Alex Avery was the director of research and education with the Center for Global Food Issues at Hudson Institute. Prior to joining Hudson in 1994, he was a McKnight research fellow at Purdue University, where he worked on a team developing drought- and disease-resistant sorghum varieties for sub-Saharan Africa.
The Center for Global Food Issues looked at agricultural policy from a global perspective, with reference to both economic and environmental impacts.

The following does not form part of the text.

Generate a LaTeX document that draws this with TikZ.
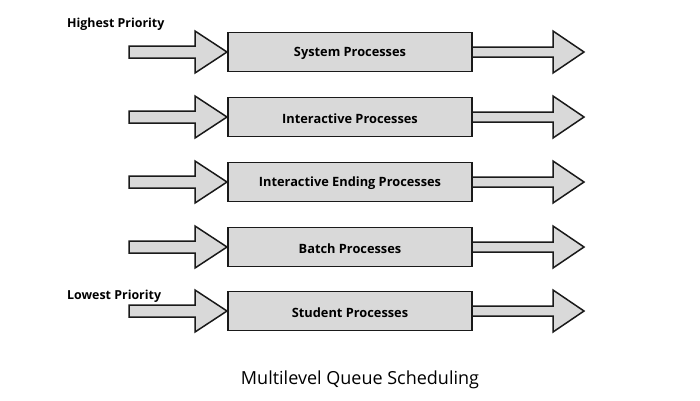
\documentclass[tikz,border=0pt]{standalone}
\usepackage{fontspec}
\setmainfont{Open Sans}
\usetikzlibrary{calc}
\definecolor{boxgray}{HTML}{D9D9D9}
\definecolor{edgegray}{HTML}{1A1A1A}
\tikzset{
  procbox/.style={draw=edgegray, fill=boxgray, line width=1.5pt, minimum width=244pt,
    minimum height=39pt, inner sep=0pt, font=\bfseries\fontsize{12.8}{14}\selectfont},
  proctext/.style={font=\bfseries\fontsize{12.8}{14}\selectfont, inner sep=0pt},
  blockarr/.style={draw=edgegray, fill=boxgray, line width=1.5pt, line join=miter},
  prio/.style={font=\bfseries\fontsize{12.4}{14}\selectfont, anchor=west, inner sep=0pt},
  titletext/.style={font=\fontsize{18}{21}\selectfont, inner sep=0pt},
}
\begin{document}
\begin{tikzpicture}[x=1pt,y=-1pt]
\useasboundingbox (0,0) rectangle (700,400);
\foreach \name/\y/\txt in {b1/52/System Processes, b2/117/Interactive Processes,
    b3/182/Interactive Ending Processes, b4/247/Batch Processes, b5/311/Student Processes} {
  \coordinate (W\name) at (228,\y);
  \coordinate (E\name) at (472,\y);
  \draw[blockarr] ($(W\name)+(-99,-6)$) -- ($(W\name)+(-33,-6)$) -- ($(W\name)+(-33,-21)$)
    -- ($(W\name)+(-1,0)$) -- ($(W\name)+(-33,21)$) -- ($(W\name)+(-33,6)$)
    -- ($(W\name)+(-99,6)$) -- cycle;
  \draw[blockarr] ($(E\name)+(0,-5)$) -- ($(E\name)+(81,-5)$) -- ($(E\name)+(81,-21)$)
    -- ($(E\name)+(112,0)$) -- ($(E\name)+(81,21)$) -- ($(E\name)+(81,5)$)
    -- ($(E\name)+(0,5)$) -- cycle;
  \node[procbox] (\name) at (350,\y) {};
  \node[proctext] (t\name) at (350,\y+1.5) {\txt};
}
\node[prio] (hi) at (67,24.5) {Highest Priority};
\node[prio] (lo) at (67,296.5) {Lowest Priority};
\node[titletext] (title) at (360,380) {Multilevel Queue Scheduling};
\end{tikzpicture}
\end{document}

Since joining the Center in 1994, Alex represented Hudson at the United Nations World Food Summit in Rome, written widely on an array of topics, spoken to national and international audiences, and appeared on numerous national and international radio and television programs advocating modern, high-yield farming to feed humanity and protect global wildlands. Avery is the co-author of “Farming to Sustain the Environment,” Hudson Briefing Paper No. 190, (Hudson, May 1996) and his articles have appeared in many publications, including the Des Moines Register, USA Today Magazine, The Washington Times, and Canada’s Western Producer.
He is the author of a new peer-reviewed study documenting that nitrates in drinking water do not cause the infamous “blue baby syndrome” in infants (“Infantile Methemoglobinemia: Reexamining the Role of Drinking Water Nitrates,” Environmental Health Perspectives, July 1999).
He also has spoken on the benefits of high-technology farming techniques, sustainability, preservation of natural habitat and species, and a variety of other agricultural topics during numerous radio and television interviews.
He has appeared on the BBC World Service, NPR, CNNfn, and Showtime.